No definitive conclusions about this moths population can be made. According to county moth records, P. fuliginaria may be highly localized where they are still not nationally threatened. Norfolk Moths interpret moth scarcity as numbers summed after recent migration, therefore, no global or national representation of the waved black moth's population should be made based on local rarity.

This species is statistically rare compared to other moths. In an experiment involving bait trapping in local areas of Northern European sites of southern Estonia, 385 moths of multiple species were captured. Only 6 individual moths belonged to the P. fuliginaria species, constituting for less than one percent of the trapped moths.

P. fuliginaria exhibit greater activity in warmer temperatures and lower activity in higher humidity, indicating that there is a greater possibility they could be spotted during warm and dry climates. Warmer temperatures are speculated to be optimal for the species as they result in larger body sizes.
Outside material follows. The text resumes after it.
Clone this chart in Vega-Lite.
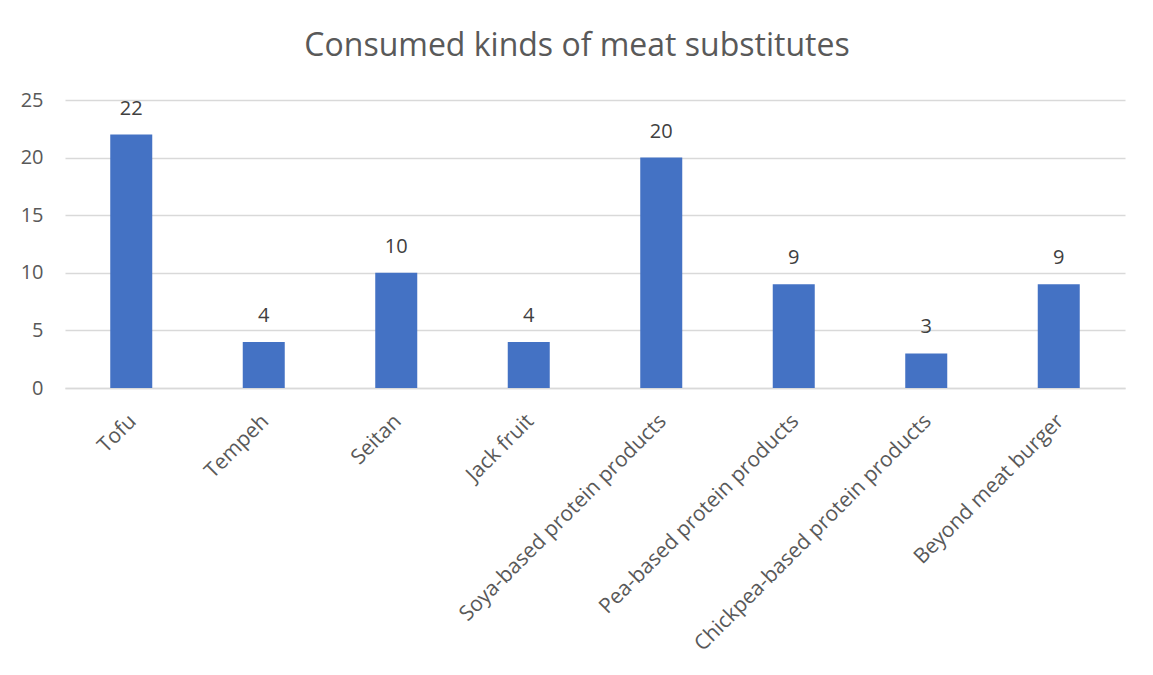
{
  "$schema": "https://vega.github.io/schema/vega-lite/v6.json",
  "width": 1060,
  "height": 288,
  "autosize": {"type": "none"},
  "padding": {"left": 65, "top": 100, "right": 28, "bottom": 287},
  "background": "white",
  "title": {
    "text": "Consumed kinds of meat substitutes",
    "font": "Open Sans",
    "fontSize": 32,
    "fontWeight": "normal",
    "color": "#595959",
    "anchor": "middle",
    "dx": -18,
    "offset": 27
  },
  "data": {
    "values": [
      {"kind": "Tofu", "count": 22},
      {"kind": "Tempeh", "count": 4},
      {"kind": "Seitan", "count": 10},
      {"kind": "Jack fruit", "count": 4},
      {"kind": "Soya-based protein products", "count": 20},
      {"kind": "Pea-based protein products", "count": 9},
      {"kind": "Chickpea-based protein products", "count": 3},
      {"kind": "Beyond meat burger", "count": 9}
    ]
  },
  "encoding": {
    "x": {
      "field": "kind",
      "type": "nominal",
      "sort": null,
      "scale": {"paddingInner": 0.683, "paddingOuter": 0.3415},
      "axis": {
        "title": null,
        "labelAngle": -45,
        "labelFont": "Open Sans",
        "labelFontSize": 21,
        "labelColor": "#595959",
        "labelPadding": 22,
        "labelOffset": -6,
        "ticks": false,
        "domainColor": "#d9d9d9",
        "domainWidth": 1.3,
        "labelLimit": 400
      }
    },
    "y": {
      "field": "count",
      "type": "quantitative",
      "scale": {"domain": [0, 25]},
      "axis": {
        "title": null,
        "values": [0, 5, 10, 15, 20, 25],
        "labelFont": "Open Sans",
        "labelFontSize": 20,
        "labelColor": "#595959",
        "labelPadding": 22,
        "ticks": false,
        "domain": false,
        "gridColor": "#d9d9d9",
        "gridWidth": 1.3
      }
    }
  },
  "layer": [
    {"mark": {"type": "bar", "color": "#4472C4"}},
    {
      "mark": {"type": "text", "dy": -26, "font": "Open Sans", "fontSize": 20, "color": "#404040"},
      "encoding": {"text": {"field": "count", "type": "quantitative"}}
    }
  ],
  "config": {"view": {"stroke": null}}
}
== Distribution and habitat ==
P. fuliginaria can be found in the southern half of England and Wales, with the British range labeling the moth's locality. Other sightings of this moth are records of migration, such as in Canada where they have just been introduced. In continental Europe, the moth is more abundant, recognized as fairly common in Belgium.

Specifically, P. fuliginaria is significantly active in damp woodland habitats or suburban habitats. Norfolk Moths find the waved black moth to reside primarily in wooded, damp, and boggy areas, with some moths straying into rural gardens. The most suitable location for prosperity would be environments with rotten timber, or birch log piles and other substrates that can support the association of the moth with fungi, lichens and dead wood.

== Conservation and endangerment status ==
According to Nature Spot, the red list identifies the moth as "Least Concern" and common under Great Britain status, this pushed the label of "Nationally Scarce B" as a former status list. Since the moth is seen as a possible migrant to Norfolk, Canada, and parts of Europe outside the British range, it's abundance in local areas is limited.

The Catalogue of Lepidoptera of Belgium, P. fuliginaria is common and listed as "Least Concern" for Flanders under the IUCN Red List category, indicating and supporting the fact that the moth's scarcity varies based on locality and cannot be positively considered threatened on a national or global scale.